Time to figure out food-plot plans

A big food plot is a great wildlife attractor, but make sure it’s in an area that won’t force deer to feed at night.

Summer should be beginning of fall deer success

The summer heat often fails to deliver warm, fuzzy feelings about this fall’s deer season. Yet few people get ready for a dream fishing trip to the Seychelles or start buying Christmas presents on Dec. 25, either.

Preparation is the key for any major event on the calendar, a spot deer hunting holds for a lot of hunters in the Carolinas. Sure, the time for planting fall food plots is several months down the road, but June is a perfect time to start making preparations.

While food plots aren’t always in every hunter’s playbook, if they have the capabilities and control of the land, they should invest time and money in them. The benefits extend beyond just a possible place to shoot a deer. They offer wildlife a solid food source for an extended period of time. A constant food supply can be crucial in the fall.

Deer are habitual creatures for most of the year, easily patterned on a day-to-day basis. However, the breeding season changes everything, and deer that followed a steady pattern will soon change their travel plans. Hunters can help offset the irregularities with a solid food source that produces from August through the last week of the season. Food plots can help regulate and acclimate deer to a certain area, but the placement of fall plots an the actual geographic location can be just as critical to what is planted.

Typically, most food plots are planted in places already under cultivation. While old food plots can be good places to break dirt again, other alternatives should be explored to make sure the time and money is spent at the right address.

The soil type, drainage class and soil chemistry will make or break a food plot. Areas destined for food plots should be chosen wisely. Areas that flood frequently, have high acid soils and are super dry should be avoided. However, if these sites are located in premium locations, land managers can modify these sites partially to correct some of these issues, such as installing drainage features on wet sites and rigorous lime applications on highly acidic sites. The time to begin should be right now, long before its time to put seeds in the dirt.

Timing is the deal

Not only do fall food plots provide beneficial nutrition to resident wildlife, they should be capable of attracting wildlife at the right moment during deer season. The plot’s location across the land can be critical to it being productive for hunting.

Quite often, food plots are planted along roads or in other highly traveled places because of the location of available open spaces. These plots can provide wildlife with adequate nutrition ­— but at the wrong time of day. These areas can provide enough disturbances during the day to allow crops to mature; they don’t always double as a good hunting plot, however, because deer will often use these areas more at night than during the day. Deer learn to visit these at night and find other places to forage during the day. Having deer visit a hunter’s masterpiece only at night is not exactly what they expected from the $2,000 of fertilizer, lime and premium seed.
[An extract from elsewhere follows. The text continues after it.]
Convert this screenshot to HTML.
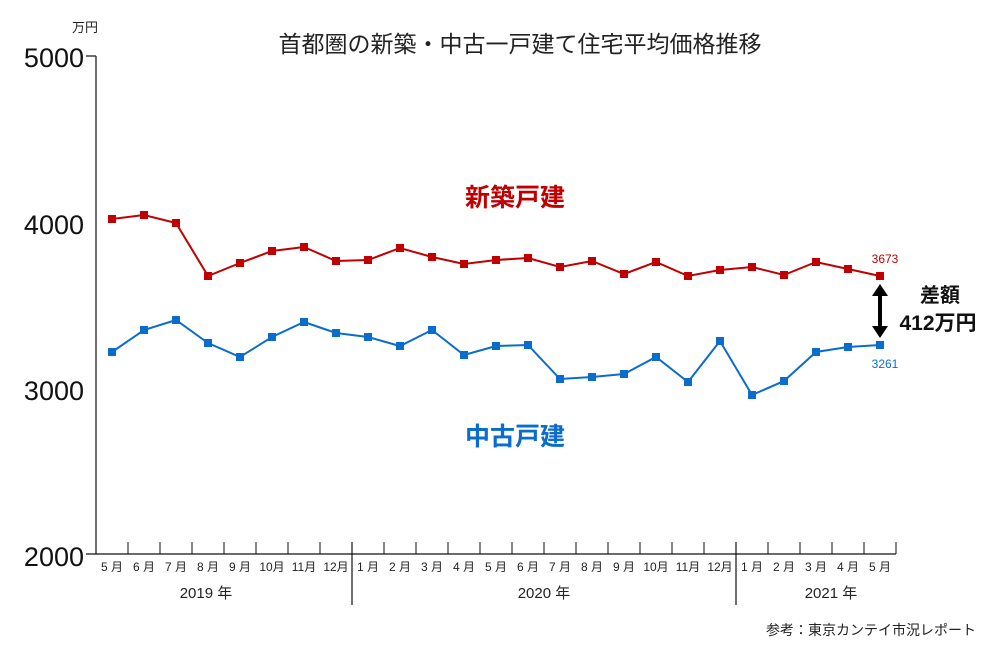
<!DOCTYPE html>
<html><head><meta charset="utf-8"><style>
body{margin:0;background:#fff}
svg text{font-family:"Liberation Sans","Noto Sans CJK JP",sans-serif}
</style></head><body>
<svg width="1000" height="650" viewBox="0 0 1000 650" xmlns="http://www.w3.org/2000/svg">
<text x="520" y="52" font-size="23" text-anchor="middle" fill="#222">首都圏の新築・中古一戸建て住宅平均価格推移</text>
<text x="72" y="32" font-size="13" fill="#222">万円</text>
<g font-size="27" fill="#111" text-anchor="end">
<text x="84" y="67">5000</text><text x="84" y="234">4000</text><text x="84" y="400">3000</text><text x="84" y="566">2000</text>
</g>
<g stroke="#111" stroke-width="1.2">
<line x1="96" y1="56" x2="96" y2="554"/>
<line x1="86" y1="554" x2="896" y2="554"/>
<line x1="86" y1="56" x2="96" y2="56"/>
<line x1="352" y1="542" x2="352" y2="605"/>
<line x1="736" y1="542" x2="736" y2="605"/>
</g>
<path stroke="#111" stroke-width="1" d="M128 542V554M160 542V554M192 542V554M224 542V554M256 542V554M288 542V554M320 542V554M384 542V554M416 542V554M448 542V554M480 542V554M512 542V554M544 542V554M576 542V554M608 542V554M640 542V554M672 542V554M704 542V554M768 542V554M800 542V554M832 542V554M864 542V554M896 542V554"/>
<g font-size="12" fill="#222" text-anchor="middle">
<text x="112" y="571">5 月</text><text x="144" y="571">6 月</text><text x="176" y="571">7 月</text><text x="208" y="571">8 月</text><text x="240" y="571">9 月</text><text x="272" y="571">10月</text><text x="304" y="571">11月</text><text x="336" y="571">12月</text>
<text x="368" y="571">1 月</text><text x="400" y="571">2 月</text><text x="432" y="571">3 月</text><text x="464" y="571">4 月</text><text x="496" y="571">5 月</text><text x="528" y="571">6 月</text><text x="560" y="571">7 月</text><text x="592" y="571">8 月</text><text x="624" y="571">9 月</text><text x="656" y="571">10月</text><text x="688" y="571">11月</text><text x="720" y="571">12月</text>
<text x="752" y="571">1 月</text><text x="784" y="571">2 月</text><text x="816" y="571">3 月</text><text x="848" y="571">4 月</text><text x="880" y="571">5 月</text>
</g>
<g font-size="15" fill="#222" text-anchor="middle">
<text x="206" y="598">2019 年</text><text x="544" y="598">2020 年</text><text x="831" y="598">2021 年</text>
</g>
<text x="976" y="635" font-size="14" fill="#222" text-anchor="end">参考：東京カンテイ市況レポート</text>
<text x="515" y="206" font-size="25" fill="#c00000" text-anchor="middle" font-weight="bold">新築戸建</text>
<text x="515" y="445" font-size="25" fill="#0a6ccc" text-anchor="middle" font-weight="bold">中古戸建</text>
<text x="885" y="263" font-size="12" fill="#c00000" text-anchor="middle">3673</text>
<text x="885" y="368" font-size="12" fill="#0a6ccc" text-anchor="middle">3261</text>
<text x="940" y="302" font-size="20" fill="#111" text-anchor="middle" font-weight="bold">差額</text>
<text x="938" y="330" font-size="21" fill="#111" text-anchor="middle" font-weight="bold">412万円</text>
<line x1="880" y1="296" x2="880" y2="326" stroke="#000" stroke-width="4"/>
<polygon points="872,296 888,296 880,284" fill="#000"/>
<polygon points="872,326 888,326 880,338" fill="#000"/>
<polyline fill="none" stroke="#c00000" stroke-width="2" points="112,219 144,215 176,223 208,276 240,263 272,251 304,247 336,261 368,260 400,248 432,257 464,264 496,260 528,258 560,267 592,261 624,274 656,262 688,276 720,270 752,267 784,275 816,262 848,269 880,276"/>
<polyline fill="none" stroke="#0a6ccc" stroke-width="2" points="112,352 144,330 176,320 208,343 240,357 272,337 304,322 336,333 368,337 400,346 432,330 464,355 496,346 528,345 560,379 592,377 624,374 656,357 688,382 720,341 752,395 784,381 816,352 848,347 880,345"/>
<path fill="#c00000" d="M108 215h8v8h-8zM140 211h8v8h-8zM172 219h8v8h-8zM204 272h8v8h-8zM236 259h8v8h-8zM268 247h8v8h-8zM300 243h8v8h-8zM332 257h8v8h-8zM364 256h8v8h-8zM396 244h8v8h-8zM428 253h8v8h-8zM460 260h8v8h-8zM492 256h8v8h-8zM524 254h8v8h-8zM556 263h8v8h-8zM588 257h8v8h-8zM620 270h8v8h-8zM652 258h8v8h-8zM684 272h8v8h-8zM716 266h8v8h-8zM748 263h8v8h-8zM780 271h8v8h-8zM812 258h8v8h-8zM844 265h8v8h-8zM876 272h8v8h-8z"/>
<path fill="#0a6ccc" d="M108 348h8v8h-8zM140 326h8v8h-8zM172 316h8v8h-8zM204 339h8v8h-8zM236 353h8v8h-8zM268 333h8v8h-8zM300 318h8v8h-8zM332 329h8v8h-8zM364 333h8v8h-8zM396 342h8v8h-8zM428 326h8v8h-8zM460 351h8v8h-8zM492 342h8v8h-8zM524 341h8v8h-8zM556 375h8v8h-8zM588 373h8v8h-8zM620 370h8v8h-8zM652 353h8v8h-8zM684 378h8v8h-8zM716 337h8v8h-8zM748 391h8v8h-8zM780 377h8v8h-8zM812 348h8v8h-8zM844 343h8v8h-8zM876 341h8v8h-8z"/>
</svg>
</body></html>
Hunters can use trail cameras as plot watchers to find out when deer and other wildlife are munching on their hard work. By using them, hunters can find out when deer are visiting to food plots and when they get the most use.

Every hunter needs a shooting plot, and they are better suited for places with wooded protection on all sides. They should also be avoided as much as possible to allow deer to freely come in and feed throughout the day until the season arrives without any unnatural disturbances, which can include erecting stands and trimming out shooting lanes. Stand preparations along shooting plots should be finished during the summer, long before food plots are ever established — and that time is now.

Put up stands on bean, peanut fields:

Hunters should thank their local farmers when peanuts and soybeans are on the horizon, because deer absolutely love these forage foods. And by August, these fields are littered with deer every morning and afternoon. The last thing a hunter should do is take off into these fields during August or September to erect a new stand and to trim out shooting lanes. It may not run off subordinate bucks and does early in the year, but it sure will get the attention of a mature buck when hunters show up making a lot of racket!

When hunters observe peanuts and soybean crops within their hunting leases, they should go ahead and make those preparations to set up stands in June long before the deer really start using these fields in the late summer and early fall.

About Jeff Burleson 1309 Articles
Jeff Burleson is a native of Lumberton, N.C., who lives in Myrtle Beach, S.C. He graduated from N.C. State University with a degree in fisheries and wildlife sciences and is a certified biologist and professional forester for Southern Palmetto Environmental Consulting.